Ultimately that is the problem: in the face of the new global economy, Japan has suffered debiliating intellectual paralysis that has prevented it from coherently negotiating the terms of its engagement with the global order. Mr. Koizumi and the neo-liberals have provided one approach, an approach that appears to have been eclipsed thanks to the global financial crisis. Mr. Morita and the remnants of the LDP mainstream have strived to provide another, but all too often it amounts to pining for a bygone era, the very essence of conservatism. In the debate between the two extremes — the Koizumian neo-liberals and the "paleo" conservatives who rail against "market fundamentalism" — there is a desperate need for a middle ground that can reconcile demands for higher levels of social protection with greater levels of economic openness.
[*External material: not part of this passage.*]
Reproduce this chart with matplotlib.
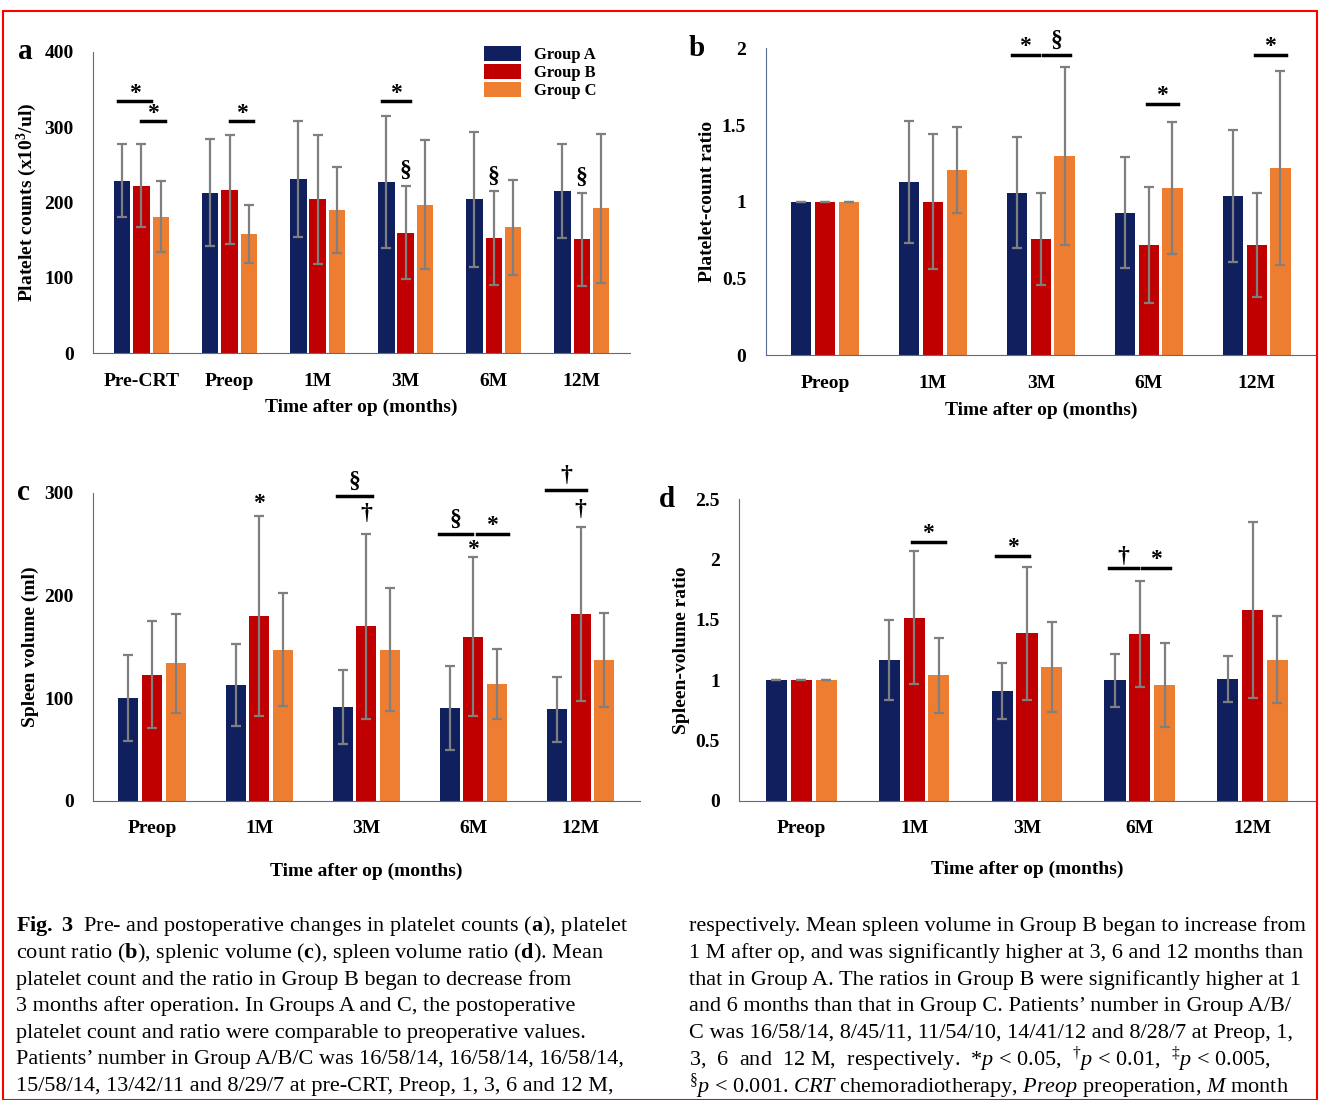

Japan may ultimately grope its way to a new grand bargain, especially as the neo-liberal alternative loses its glamour, but in the meantime it is struggling to find a set of ideas that offer the elusive blend of growth and protection.

Nevertheless, Mr. Morita deserves credit for fearlessly trying to diagnose Japan's problems, and Chin Music Press deserves credit for introducing his ideas to a foreign audience.